Science has once again replicated a device first seen in fiction.
First there was the cell phone kind of looking and acting like the communicator used by Captain Kirk to speak to the bridge of the Enterprise. Then the iPad basically recreated the device held by Jean-Luc Picard a century later in Star Trek: The Next Generation. Now the tricorder, that boxy device used by Spock to detect anomalies in matter, now has a real-world counterpart in a hyperspectral camera (HSC) developed by scientists at University of Tel Aviv in Israel. The HSC detects up to a thousand different colors of light which are invisible to the naked eye to immediately determine the amount and nature of contaminants, say, in a glass of water.
A sensor interprets sunlight bouncing off of different compounds and reads each compound as a slightly different color. “A combination of absorption or reflection of energy creates the color that the HSR sensor sees,” says Prof. Eyal Ben-Dor of TAU’s Department of Geography.

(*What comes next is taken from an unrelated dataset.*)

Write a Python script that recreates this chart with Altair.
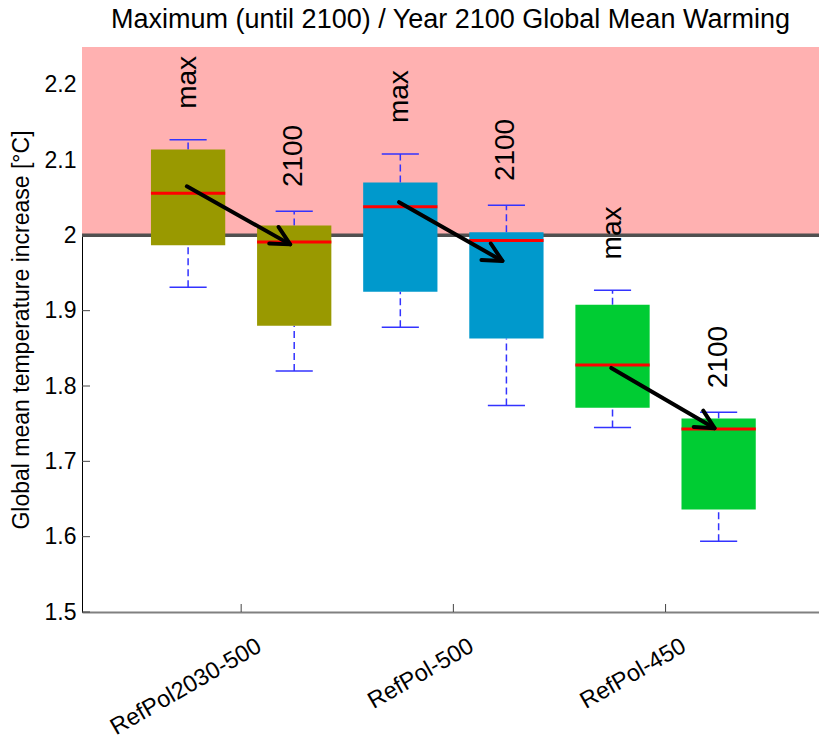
import json
import math
import altair as alt
import pandas as pd

# ---------------- data ----------------
scenarios = ["RefPol2030-500", "RefPol-500", "RefPol-450"]
box_colors = ["#999900", "#0099CC", "#00CC33"]
kinds = ["max", "2100"]

# "max" (maximum until 2100) boxes
max_lo = [1.931, 1.878, 1.745]
max_q1 = [1.987, 1.925, 1.771]
max_med = [2.056, 2.038, 1.828]
max_q3 = [2.114, 2.070, 1.908]
max_hi = [2.127, 2.108, 1.927]

# "2100" (year 2100) boxes
end_lo = [1.820, 1.774, 1.594]
end_q1 = [1.880, 1.863, 1.636]
end_med = [1.991, 1.993, 1.743]
end_q3 = [2.013, 2.004, 1.757]
end_hi = [2.032, 2.040, 1.765]

# arrows from max to 2100
arrow_from = [2.065, 2.044, 1.824]
arrow_to = [1.988, 1.966, 1.744]

threshold = 2.0
y_ticks = [1.5, 1.6, 1.7, 1.8, 1.9, 2.0, 2.1, 2.2]
x_ticks = [1, 2, 3]

# ---------------- layout constants ----------------
W, H = 737, 565
XMIN, XMAX = 0.25, 3.723
YMIN, YMAX = 1.5, 2.25
OFFSET = 0.25        # box offset from category centre
HALF_BOX = 0.175
HALF_CAP = 0.0875
LABEL_OFF = {"max": 0.041, "2100": 0.032}
FONT = "Liberation Sans"

px_x = W / (XMAX - XMIN)
px_y = H / (YMAX - YMIN)

rows = []
for i, s in enumerate(scenarios):
    for kind, off, lo, q1, med, q3, hi in [
        ("max", -OFFSET, max_lo[i], max_q1[i], max_med[i], max_q3[i], max_hi[i]),
        ("2100", OFFSET, end_lo[i], end_q1[i], end_med[i], end_q3[i], end_hi[i]),
    ]:
        pos = i + 1 + off
        rows.append(dict(scenario=s, kind=kind, pos=pos,
                         xl=pos - HALF_BOX, xr=pos + HALF_BOX,
                         cl=pos - HALF_CAP, cr=pos + HALF_CAP,
                         lo=lo, q1=q1, med=med, q3=q3, hi=hi,
                         label_y=hi + LABEL_OFF[kind]))
boxes = pd.DataFrame(rows)

arows = []
for i, s in enumerate(scenarios):
    x0 = i + 1 - OFFSET - 0.006
    x1 = i + 1 + OFFSET - 0.019
    y0, y1 = arrow_from[i], arrow_to[i]
    ang = math.degrees(math.atan2((y0 - y1) * px_y, (x1 - x0) * px_x)) % 360
    arows.append(dict(x0=x0, x1=x1, y0=y0, y1=y1, ang=ang))
arrows = pd.DataFrame(arows)

xscale = alt.Scale(domain=[XMIN, XMAX], nice=False, zero=False)
yscale = alt.Scale(domain=[YMIN, YMAX], nice=False, zero=False)

label_expr = json.dumps(scenarios) + "[datum.value - 1]"
xaxis = alt.Axis(values=x_ticks, labelExpr=label_expr, title=None,
                 labelAngle=330, labelAlign="right", labelBaseline="middle",
                 labelOffset=18, labelPadding=32, labelFontSize=23.5,
                 labelColor="black", labelFont=FONT, labelOverlap=False,
                 labelFlush=False,
                 ticks=False, tickSize=0, grid=False,
                 domainColor="#808080", domainWidth=2)
yaxis = alt.Axis(values=y_ticks, format="~g", title="Global mean temperature increase [°C]",
                 labelFontSize=23, labelColor="black", labelFont=FONT, labelPadding=6,
                 ticks=False, tickSize=0, grid=False,
                 domainColor="black", domainWidth=1,
                 titleFontSize=23, titleFontWeight="normal", titleFont=FONT,
                 titleColor="black", titlePadding=11)


def X(f):
    return alt.X(f, type="quantitative", scale=xscale, axis=xaxis)


def Y(f):
    return alt.Y(f, type="quantitative", scale=yscale, axis=yaxis)


color = alt.Color("scenario:N", scale=alt.Scale(domain=scenarios, range=box_colors), legend=None)

# inward ticks
ytick_df = pd.DataFrame({"v": y_ticks})
xtick_df = pd.DataFrame({"v": x_ticks})
yticks = alt.Chart(ytick_df).mark_rule(color="#444444", strokeWidth=1).encode(
    y=Y("v"), x=alt.value(0), x2=alt.value(8))
xticks = alt.Chart(xtick_df).mark_rule(color="#444444", strokeWidth=1).encode(
    x=X("v"), y=alt.value(H), y2=alt.value(H - 8))

band_df = pd.DataFrame({"lo": [threshold], "hi": [YMAX]})
band = alt.Chart(band_df).mark_rect(color="#FFB1B1").encode(
    y=Y("lo"), y2="hi", x=alt.value(0), x2=alt.value(W))
line2 = alt.Chart(band_df).mark_rule(color="#505050", strokeWidth=3.5).encode(
    y=Y("lo"), x=alt.value(0), x2=alt.value(W))

base = alt.Chart(boxes)
wlow = base.mark_rule(color="#3333FF", strokeWidth=1.5, strokeDash=[7, 4]).encode(
    x=X("pos"), y=Y("lo"), y2="q1")
whigh = base.mark_rule(color="#3333FF", strokeWidth=1.5, strokeDash=[7, 4]).encode(
    x=X("pos"), y=Y("q3"), y2="hi")
caplo = base.mark_rule(color="#3333FF", strokeWidth=1.5).encode(
    x=X("cl"), x2="cr", y=Y("lo"))
caphi = base.mark_rule(color="#3333FF", strokeWidth=1.5).encode(
    x=X("cl"), x2="cr", y=Y("hi"))
rects = base.mark_rect().encode(x=X("xl"), x2="xr", y=Y("q1"), y2="q3", color=color)
meds = base.mark_rule(color="#FF0000", strokeWidth=3).encode(
    x=X("xl"), x2="xr", y=Y("med"))
labels = base.mark_text(angle=270, align="left", baseline="middle",
                        fontSize=28, font=FONT, color="black").encode(
    x=X("pos"), y=Y("label_y"), text="kind:N")

abase = alt.Chart(arrows)
shaft = abase.mark_rule(color="black", strokeWidth=4, strokeCap="round").encode(
    x=X("x0"), y=Y("y0"), x2="x1", y2="y1")
head = abase.mark_point(shape="M -0.89 -0.45 L 0 0 L -0.89 0.45", filled=False,
                        stroke="black", strokeWidth=4, size=1764, opacity=1,
                        strokeCap="round", strokeJoin="round").encode(
    x=X("x1"), y=Y("y1"), angle=alt.Angle("ang:Q", scale=None))

chart = alt.layer(
    yticks, xticks, band, line2, wlow, whigh, caplo, caphi, rects, meds, shaft, head, labels
).properties(
    width=W, height=H,
    title=alt.TitleParams("Maximum (until 2100) / Year 2100 Global Mean Warming",
                          fontSize=27, font=FONT, fontWeight="normal", color="black",
                          anchor="middle", offset=13),
    autosize=alt.AutoSizeParams(type="none"),
    padding={"left": 82, "top": 47, "right": 0, "bottom": 127},
).configure_view(stroke=None).configure(background="white")

chart.save("out.html", embed_options={"renderer": "svg", "actions": False})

The inexpensive handheld HSC has a wildly wide range – from .4 inches to 500 miles – meaning that it can be used in a variety of ways. Relief workers can carry it into problem areas to spot danger, or the HSC could be mounted in a weather balloon to check for leaks in a natural gas pipeline, for instance.

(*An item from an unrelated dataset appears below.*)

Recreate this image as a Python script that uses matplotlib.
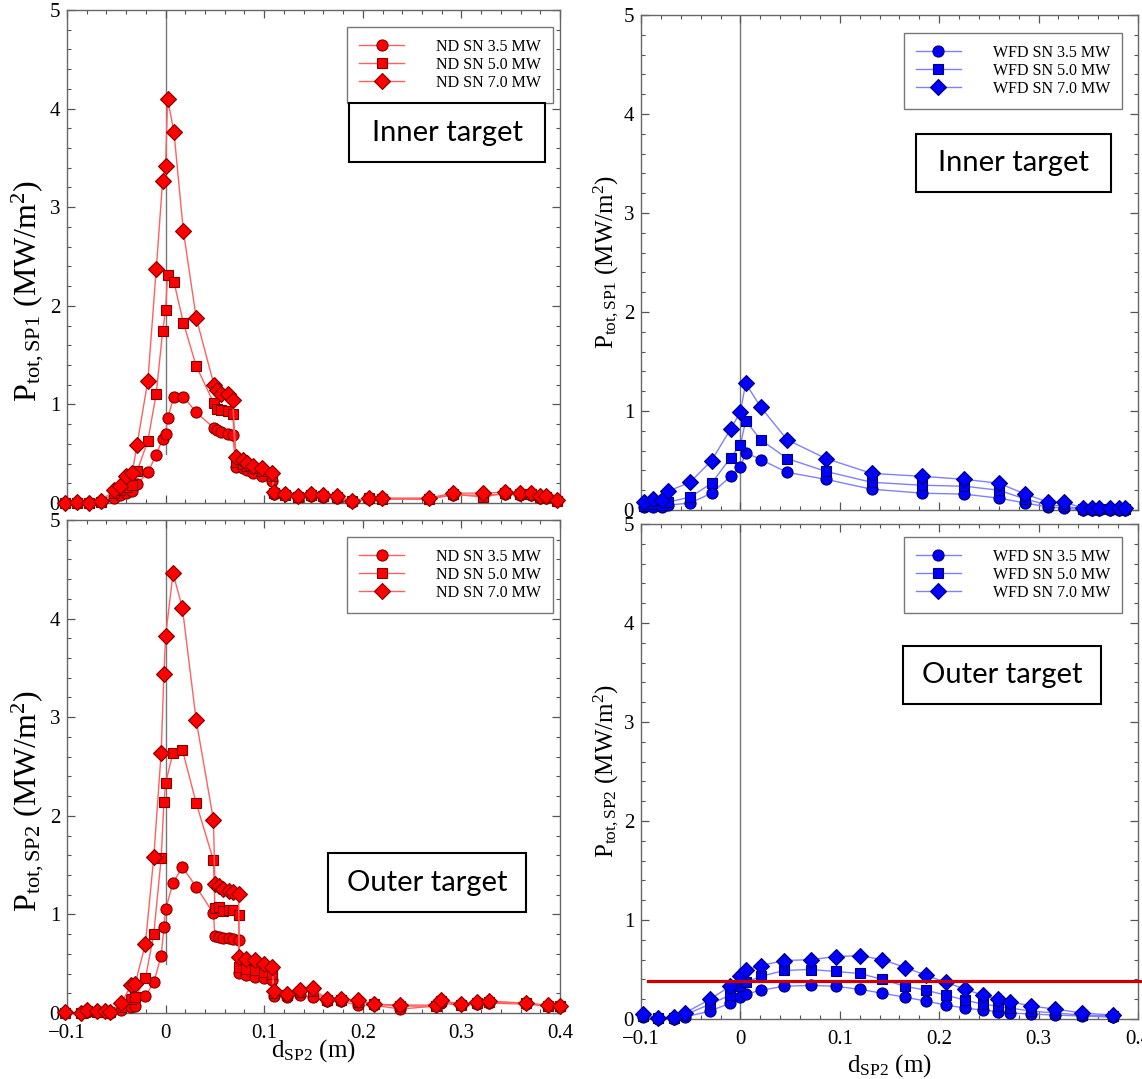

Prof. Ben-Dor believes the device could be used to keep commercial areas, such as marinas and harbors, as clear of contaminants as possible given that most of those areas now are messes of gasoline and oil leaked from boats. “This toxic material sinks, and becomes concentrated on the sediment of the marina, which also contaminates nearby beaches,” he says.
The rectangular black box that houses the HSC has many applications for both the environment and scientific experimentation, but if I had one, I would just walk up to random people, make some beeping sounds, and say, “Scanning. Fascinating.” Then I would walk away, mysteriously.